When Dietrich (William Eythe) is recruited to spy for the Germans in 1939, he patriotically reports the approach to the FBI, who promptly turn him back against Germany as a double agent. Dietrich trains in Hamburg, then returns to the States with orders to make contact with numerous German agents. The timing couldn’t be better for FBI agent Briggs (Lloyd Nolan), who’s been tasked with identifying a German spymaster known only as Mr. Christopher. By shrewdly tampering with Dietrich’s orders, Briggs puts Dietrich in a position to identify a vast German network in New York, starting at the 92nd Street home of dressmaker Elsa Gebhardt (Signe Hasso). When the US enters the war, the FBI leaves just enough known German agents loose to allow Dietrich to continue misleading them into revealing their sources and funneling their intelligence through him. His efforts are crucial to preventing the Germans from stealing highly classified atomic secrets, but not before placing him in grave personal danger.

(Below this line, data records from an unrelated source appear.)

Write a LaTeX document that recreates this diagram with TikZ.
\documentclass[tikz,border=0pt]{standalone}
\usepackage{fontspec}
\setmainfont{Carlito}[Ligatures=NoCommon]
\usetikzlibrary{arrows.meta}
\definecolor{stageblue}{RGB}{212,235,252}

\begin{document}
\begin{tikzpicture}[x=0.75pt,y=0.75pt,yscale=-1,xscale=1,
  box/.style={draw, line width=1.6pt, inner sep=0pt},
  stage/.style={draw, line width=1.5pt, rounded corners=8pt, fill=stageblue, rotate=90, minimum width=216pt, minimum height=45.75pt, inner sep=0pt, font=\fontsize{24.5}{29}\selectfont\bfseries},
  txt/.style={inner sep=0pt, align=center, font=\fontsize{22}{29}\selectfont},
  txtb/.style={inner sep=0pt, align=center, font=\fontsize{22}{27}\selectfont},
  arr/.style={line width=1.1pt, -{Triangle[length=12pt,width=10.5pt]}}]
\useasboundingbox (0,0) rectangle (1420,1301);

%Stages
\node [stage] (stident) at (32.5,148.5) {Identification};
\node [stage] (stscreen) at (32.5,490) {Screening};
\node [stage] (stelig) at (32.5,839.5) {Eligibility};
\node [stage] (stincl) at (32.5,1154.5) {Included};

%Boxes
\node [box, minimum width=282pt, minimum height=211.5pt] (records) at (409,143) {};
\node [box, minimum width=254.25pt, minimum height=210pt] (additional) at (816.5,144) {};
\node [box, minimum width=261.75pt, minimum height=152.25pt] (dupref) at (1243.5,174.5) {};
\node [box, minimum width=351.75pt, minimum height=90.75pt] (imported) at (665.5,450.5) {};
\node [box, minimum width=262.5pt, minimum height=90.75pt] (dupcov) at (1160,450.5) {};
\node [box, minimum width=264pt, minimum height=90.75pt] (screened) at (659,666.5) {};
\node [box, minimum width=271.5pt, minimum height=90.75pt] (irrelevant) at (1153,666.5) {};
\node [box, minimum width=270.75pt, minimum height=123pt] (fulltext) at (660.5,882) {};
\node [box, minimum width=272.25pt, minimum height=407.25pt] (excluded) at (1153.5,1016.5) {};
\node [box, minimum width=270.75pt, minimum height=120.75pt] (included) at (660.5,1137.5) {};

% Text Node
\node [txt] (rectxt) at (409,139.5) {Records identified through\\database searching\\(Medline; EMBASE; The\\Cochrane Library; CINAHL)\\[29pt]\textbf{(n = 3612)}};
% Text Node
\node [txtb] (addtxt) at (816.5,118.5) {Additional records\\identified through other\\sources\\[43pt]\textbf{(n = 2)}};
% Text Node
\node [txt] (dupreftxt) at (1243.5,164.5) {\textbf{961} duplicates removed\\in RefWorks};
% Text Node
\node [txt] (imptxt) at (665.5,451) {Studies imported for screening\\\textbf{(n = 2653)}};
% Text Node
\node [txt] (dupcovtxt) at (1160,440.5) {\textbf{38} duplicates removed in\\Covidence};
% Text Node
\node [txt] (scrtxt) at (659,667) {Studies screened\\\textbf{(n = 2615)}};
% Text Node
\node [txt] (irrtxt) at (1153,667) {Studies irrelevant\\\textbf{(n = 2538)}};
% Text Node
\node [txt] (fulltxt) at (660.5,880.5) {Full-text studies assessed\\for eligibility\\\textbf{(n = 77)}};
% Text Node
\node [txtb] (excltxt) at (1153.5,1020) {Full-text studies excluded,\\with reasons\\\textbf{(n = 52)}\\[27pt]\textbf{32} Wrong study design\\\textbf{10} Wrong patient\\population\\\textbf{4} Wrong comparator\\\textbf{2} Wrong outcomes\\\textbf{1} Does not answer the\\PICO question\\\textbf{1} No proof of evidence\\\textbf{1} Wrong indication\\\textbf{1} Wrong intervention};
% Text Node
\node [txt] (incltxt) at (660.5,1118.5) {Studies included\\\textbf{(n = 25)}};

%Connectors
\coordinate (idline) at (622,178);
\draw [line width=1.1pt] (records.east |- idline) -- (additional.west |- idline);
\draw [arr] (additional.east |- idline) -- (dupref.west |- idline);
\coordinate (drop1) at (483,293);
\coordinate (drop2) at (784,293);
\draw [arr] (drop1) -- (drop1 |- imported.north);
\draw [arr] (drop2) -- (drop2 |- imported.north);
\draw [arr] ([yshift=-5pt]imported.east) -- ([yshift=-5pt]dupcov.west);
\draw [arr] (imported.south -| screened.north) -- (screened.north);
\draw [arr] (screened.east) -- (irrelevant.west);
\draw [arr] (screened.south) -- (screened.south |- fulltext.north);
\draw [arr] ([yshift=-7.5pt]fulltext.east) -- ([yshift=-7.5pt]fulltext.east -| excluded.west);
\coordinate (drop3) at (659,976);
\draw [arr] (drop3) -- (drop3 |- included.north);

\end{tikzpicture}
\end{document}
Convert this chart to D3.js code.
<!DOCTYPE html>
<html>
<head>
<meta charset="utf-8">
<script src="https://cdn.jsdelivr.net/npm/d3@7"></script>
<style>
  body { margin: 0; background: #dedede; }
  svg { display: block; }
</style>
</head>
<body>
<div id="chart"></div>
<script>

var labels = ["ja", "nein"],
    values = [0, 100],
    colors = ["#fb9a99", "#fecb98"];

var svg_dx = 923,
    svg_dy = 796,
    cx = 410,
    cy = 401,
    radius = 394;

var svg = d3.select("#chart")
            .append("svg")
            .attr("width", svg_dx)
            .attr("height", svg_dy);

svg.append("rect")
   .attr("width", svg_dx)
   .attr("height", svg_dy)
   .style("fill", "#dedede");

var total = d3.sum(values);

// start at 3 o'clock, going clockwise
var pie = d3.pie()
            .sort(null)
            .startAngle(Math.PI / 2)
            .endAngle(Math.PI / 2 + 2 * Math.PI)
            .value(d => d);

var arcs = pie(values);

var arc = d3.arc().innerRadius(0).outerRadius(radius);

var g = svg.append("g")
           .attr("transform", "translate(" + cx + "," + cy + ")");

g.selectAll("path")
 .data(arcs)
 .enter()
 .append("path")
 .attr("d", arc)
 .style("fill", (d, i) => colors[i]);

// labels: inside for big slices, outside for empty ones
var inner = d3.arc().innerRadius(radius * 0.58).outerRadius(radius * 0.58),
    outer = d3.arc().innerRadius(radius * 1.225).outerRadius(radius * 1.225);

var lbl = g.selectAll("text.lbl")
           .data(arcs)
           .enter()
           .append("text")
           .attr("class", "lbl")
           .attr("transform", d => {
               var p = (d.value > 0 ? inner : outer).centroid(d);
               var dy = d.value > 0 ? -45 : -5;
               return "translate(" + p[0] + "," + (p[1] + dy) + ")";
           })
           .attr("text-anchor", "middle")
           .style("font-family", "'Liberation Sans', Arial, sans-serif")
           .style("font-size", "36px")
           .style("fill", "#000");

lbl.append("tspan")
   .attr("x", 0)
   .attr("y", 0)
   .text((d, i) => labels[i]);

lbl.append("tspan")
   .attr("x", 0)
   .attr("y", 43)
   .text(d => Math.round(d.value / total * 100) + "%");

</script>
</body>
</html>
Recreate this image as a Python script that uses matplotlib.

The film opens like a brisk Sousa march, its early stages given over to expository narration of events, combining stock footage with documentary-style shots of FBI agents at work. This section is both historically illuminating and cheesily amusing, an overblown love letter to the steadfast spy-hunting prowess of the Federal Bureau of Investigation (who oversaw the film’s production, rather too indulgently). Back-slapping patriotic fervor aside, it’s interesting stuff, going into detail about the machinery of FBI intelligence-gathering and counterespionage. The tradecraft on display is modest and realistic, conveying a decent idea of the kind of legwork that went into combating German spies on American soil during the war.
It isn’t until later that the film’s documentary feel is replaced by heavier dramatization. Stock footage gives way to engaging, noir skulking as Dietrich’s mission gains traction. There’s all manner of enjoyable enemy treachery in the German network: Hasso’s gorgeous, icy Elsa; the intelligent villainy of the ever-erudite Leo G. Carroll as Colonel Hammersohn; the brutal, suspicious Johanna Schmidt (Lydia St. Clair); and the simpering traitor Charles Ogden Roper (Gene Lockhart). The narration eventually drops out, allowing Eythe’s poker-faced interactions with these increasingly suspicious German agents to carry the action. It culminates in a neatly executed and exciting finale…but then the sonorous narration returns to cap things off with another egregious pat on the back for J. Edgar Hoover.
Despite feeling a little like two entirely different movies forced to mate at gunpoint, The House on 92nd Streets is an unconventionally entertaining watch.